- **Dataset section**:

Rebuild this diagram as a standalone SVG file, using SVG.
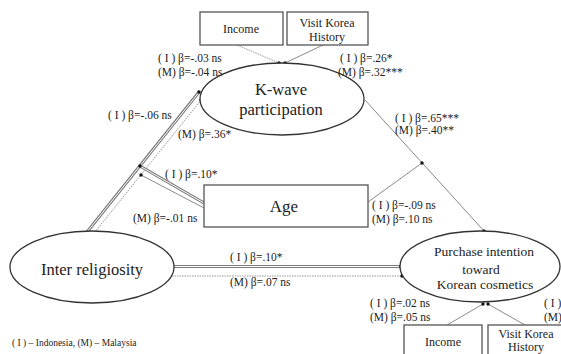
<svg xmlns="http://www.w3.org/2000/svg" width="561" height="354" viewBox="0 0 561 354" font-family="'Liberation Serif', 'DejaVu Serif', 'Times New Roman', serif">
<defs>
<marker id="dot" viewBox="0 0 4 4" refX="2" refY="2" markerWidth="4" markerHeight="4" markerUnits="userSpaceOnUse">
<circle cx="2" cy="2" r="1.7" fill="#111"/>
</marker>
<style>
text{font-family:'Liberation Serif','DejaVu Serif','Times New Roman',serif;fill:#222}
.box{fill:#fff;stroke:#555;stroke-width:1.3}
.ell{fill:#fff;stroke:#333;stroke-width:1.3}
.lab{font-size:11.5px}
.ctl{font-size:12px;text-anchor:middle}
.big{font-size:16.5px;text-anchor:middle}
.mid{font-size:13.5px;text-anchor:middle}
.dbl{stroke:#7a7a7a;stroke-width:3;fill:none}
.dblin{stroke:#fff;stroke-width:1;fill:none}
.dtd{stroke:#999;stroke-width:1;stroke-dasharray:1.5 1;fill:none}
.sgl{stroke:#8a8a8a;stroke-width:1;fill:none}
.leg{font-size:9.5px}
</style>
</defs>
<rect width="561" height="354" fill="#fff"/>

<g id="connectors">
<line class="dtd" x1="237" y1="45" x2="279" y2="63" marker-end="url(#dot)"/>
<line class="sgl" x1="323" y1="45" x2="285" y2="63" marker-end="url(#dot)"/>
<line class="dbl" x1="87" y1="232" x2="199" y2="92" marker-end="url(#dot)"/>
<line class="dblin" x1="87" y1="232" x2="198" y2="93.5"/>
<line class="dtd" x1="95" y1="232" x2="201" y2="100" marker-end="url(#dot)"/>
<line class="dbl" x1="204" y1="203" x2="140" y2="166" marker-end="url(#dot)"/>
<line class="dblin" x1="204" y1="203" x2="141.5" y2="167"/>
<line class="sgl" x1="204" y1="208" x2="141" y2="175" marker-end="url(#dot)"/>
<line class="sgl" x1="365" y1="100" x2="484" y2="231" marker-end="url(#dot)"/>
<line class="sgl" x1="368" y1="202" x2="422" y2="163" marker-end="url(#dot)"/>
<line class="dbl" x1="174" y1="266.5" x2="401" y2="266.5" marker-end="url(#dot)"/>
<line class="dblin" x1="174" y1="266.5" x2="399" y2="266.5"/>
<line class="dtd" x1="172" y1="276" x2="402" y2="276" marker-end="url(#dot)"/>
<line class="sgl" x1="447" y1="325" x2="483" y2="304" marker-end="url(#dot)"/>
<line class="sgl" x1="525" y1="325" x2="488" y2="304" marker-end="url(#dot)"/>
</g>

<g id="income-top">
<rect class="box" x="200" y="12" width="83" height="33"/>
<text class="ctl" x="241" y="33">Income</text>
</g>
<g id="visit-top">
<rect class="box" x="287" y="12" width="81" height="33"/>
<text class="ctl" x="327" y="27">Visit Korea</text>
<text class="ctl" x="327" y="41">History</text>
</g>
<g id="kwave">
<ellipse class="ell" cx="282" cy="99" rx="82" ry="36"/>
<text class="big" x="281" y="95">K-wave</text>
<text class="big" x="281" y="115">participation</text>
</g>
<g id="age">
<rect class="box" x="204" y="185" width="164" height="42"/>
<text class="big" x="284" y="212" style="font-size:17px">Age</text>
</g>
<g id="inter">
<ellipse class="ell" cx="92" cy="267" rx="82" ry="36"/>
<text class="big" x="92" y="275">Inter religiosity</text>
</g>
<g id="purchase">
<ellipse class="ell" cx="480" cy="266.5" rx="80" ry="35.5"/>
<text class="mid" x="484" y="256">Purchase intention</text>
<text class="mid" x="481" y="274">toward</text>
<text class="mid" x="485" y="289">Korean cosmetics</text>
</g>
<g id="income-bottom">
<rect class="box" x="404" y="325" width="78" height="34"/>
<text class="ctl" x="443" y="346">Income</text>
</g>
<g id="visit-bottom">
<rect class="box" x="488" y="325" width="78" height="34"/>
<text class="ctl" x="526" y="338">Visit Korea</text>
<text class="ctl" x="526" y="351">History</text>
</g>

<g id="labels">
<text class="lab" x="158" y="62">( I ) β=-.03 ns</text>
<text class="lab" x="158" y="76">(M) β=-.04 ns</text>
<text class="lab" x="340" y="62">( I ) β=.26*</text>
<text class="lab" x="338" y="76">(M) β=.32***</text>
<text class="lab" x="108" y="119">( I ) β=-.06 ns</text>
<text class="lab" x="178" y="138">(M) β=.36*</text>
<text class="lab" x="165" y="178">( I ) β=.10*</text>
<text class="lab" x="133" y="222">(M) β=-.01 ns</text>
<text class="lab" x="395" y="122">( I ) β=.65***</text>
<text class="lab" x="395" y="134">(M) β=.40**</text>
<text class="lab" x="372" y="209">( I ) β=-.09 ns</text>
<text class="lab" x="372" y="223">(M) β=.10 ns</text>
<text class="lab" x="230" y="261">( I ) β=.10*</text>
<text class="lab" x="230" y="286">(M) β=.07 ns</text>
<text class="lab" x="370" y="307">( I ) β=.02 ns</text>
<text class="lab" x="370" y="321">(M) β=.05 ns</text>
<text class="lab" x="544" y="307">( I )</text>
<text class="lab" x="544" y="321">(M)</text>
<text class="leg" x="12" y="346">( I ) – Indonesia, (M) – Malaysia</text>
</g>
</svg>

- **Written problem**: Word for word, quote the full listing, omitting every picture.

- **Answer to this task**:
Rebuild this diagram as a standalone SVG file, using SVG.
<svg xmlns="http://www.w3.org/2000/svg" width="561" height="354" viewBox="0 0 561 354" font-family="'Liberation Serif', 'DejaVu Serif', 'Times New Roman', serif">
<defs>
<marker id="dot" viewBox="0 0 4 4" refX="2" refY="2" markerWidth="4" markerHeight="4" markerUnits="userSpaceOnUse">
<circle cx="2" cy="2" r="1.7" fill="#111"/>
</marker>
<style>
text{font-family:'Liberation Serif','DejaVu Serif','Times New Roman',serif;fill:#222}
.box{fill:#fff;stroke:#555;stroke-width:1.3}
.ell{fill:#fff;stroke:#333;stroke-width:1.3}
.lab{font-size:11.5px}
.ctl{font-size:12px;text-anchor:middle}
.big{font-size:16.5px;text-anchor:middle}
.mid{font-size:13.5px;text-anchor:middle}
.dbl{stroke:#7a7a7a;stroke-width:3;fill:none}
.dblin{stroke:#fff;stroke-width:1;fill:none}
.dtd{stroke:#999;stroke-width:1;stroke-dasharray:1.5 1;fill:none}
.sgl{stroke:#8a8a8a;stroke-width:1;fill:none}
.leg{font-size:9.5px}
</style>
</defs>
<rect width="561" height="354" fill="#fff"/>

<g id="connectors">
<line class="dtd" x1="237" y1="45" x2="279" y2="63" marker-end="url(#dot)"/>
<line class="sgl" x1="323" y1="45" x2="285" y2="63" marker-end="url(#dot)"/>
<line class="dbl" x1="87" y1="232" x2="199" y2="92" marker-end="url(#dot)"/>
<line class="dblin" x1="87" y1="232" x2="198" y2="93.5"/>
<line class="dtd" x1="95" y1="232" x2="201" y2="100" marker-end="url(#dot)"/>
<line class="dbl" x1="204" y1="203" x2="140" y2="166" marker-end="url(#dot)"/>
<line class="dblin" x1="204" y1="203" x2="141.5" y2="167"/>
<line class="sgl" x1="204" y1="208" x2="141" y2="175" marker-end="url(#dot)"/>
<line class="sgl" x1="365" y1="100" x2="484" y2="231" marker-end="url(#dot)"/>
<line class="sgl" x1="368" y1="202" x2="422" y2="163" marker-end="url(#dot)"/>
<line class="dbl" x1="174" y1="266.5" x2="401" y2="266.5" marker-end="url(#dot)"/>
<line class="dblin" x1="174" y1="266.5" x2="399" y2="266.5"/>
<line class="dtd" x1="172" y1="276" x2="402" y2="276" marker-end="url(#dot)"/>
<line class="sgl" x1="447" y1="325" x2="483" y2="304" marker-end="url(#dot)"/>
<line class="sgl" x1="525" y1="325" x2="488" y2="304" marker-end="url(#dot)"/>
</g>

<g id="income-top">
<rect class="box" x="200" y="12" width="83" height="33"/>
<text class="ctl" x="241" y="33">Income</text>
</g>
<g id="visit-top">
<rect class="box" x="287" y="12" width="81" height="33"/>
<text class="ctl" x="327" y="27">Visit Korea</text>
<text class="ctl" x="327" y="41">History</text>
</g>
<g id="kwave">
<ellipse class="ell" cx="282" cy="99" rx="82" ry="36"/>
<text class="big" x="281" y="95">K-wave</text>
<text class="big" x="281" y="115">participation</text>
</g>
<g id="age">
<rect class="box" x="204" y="185" width="164" height="42"/>
<text class="big" x="284" y="212" style="font-size:17px">Age</text>
</g>
<g id="inter">
<ellipse class="ell" cx="92" cy="267" rx="82" ry="36"/>
<text class="big" x="92" y="275">Inter religiosity</text>
</g>
<g id="purchase">
<ellipse class="ell" cx="480" cy="266.5" rx="80" ry="35.5"/>
<text class="mid" x="484" y="256">Purchase intention</text>
<text class="mid" x="481" y="274">toward</text>
<text class="mid" x="485" y="289">Korean cosmetics</text>
</g>
<g id="income-bottom">
<rect class="box" x="404" y="325" width="78" height="34"/>
<text class="ctl" x="443" y="346">Income</text>
</g>
<g id="visit-bottom">
<rect class="box" x="488" y="325" width="78" height="34"/>
<text class="ctl" x="526" y="338">Visit Korea</text>
<text class="ctl" x="526" y="351">History</text>
</g>

<g id="labels">
<text class="lab" x="158" y="62">( I ) β=-.03 ns</text>
<text class="lab" x="158" y="76">(M) β=-.04 ns</text>
<text class="lab" x="340" y="62">( I ) β=.26*</text>
<text class="lab" x="338" y="76">(M) β=.32***</text>
<text class="lab" x="108" y="119">( I ) β=-.06 ns</text>
<text class="lab" x="178" y="138">(M) β=.36*</text>
<text class="lab" x="165" y="178">( I ) β=.10*</text>
<text class="lab" x="133" y="222">(M) β=-.01 ns</text>
<text class="lab" x="395" y="122">( I ) β=.65***</text>
<text class="lab" x="395" y="134">(M) β=.40**</text>
<text class="lab" x="372" y="209">( I ) β=-.09 ns</text>
<text class="lab" x="372" y="223">(M) β=.10 ns</text>
<text class="lab" x="230" y="261">( I ) β=.10*</text>
<text class="lab" x="230" y="286">(M) β=.07 ns</text>
<text class="lab" x="370" y="307">( I ) β=.02 ns</text>
<text class="lab" x="370" y="321">(M) β=.05 ns</text>
<text class="lab" x="544" y="307">( I )</text>
<text class="lab" x="544" y="321">(M)</text>
<text class="leg" x="12" y="346">( I ) – Indonesia, (M) – Malaysia</text>
</g>
</svg>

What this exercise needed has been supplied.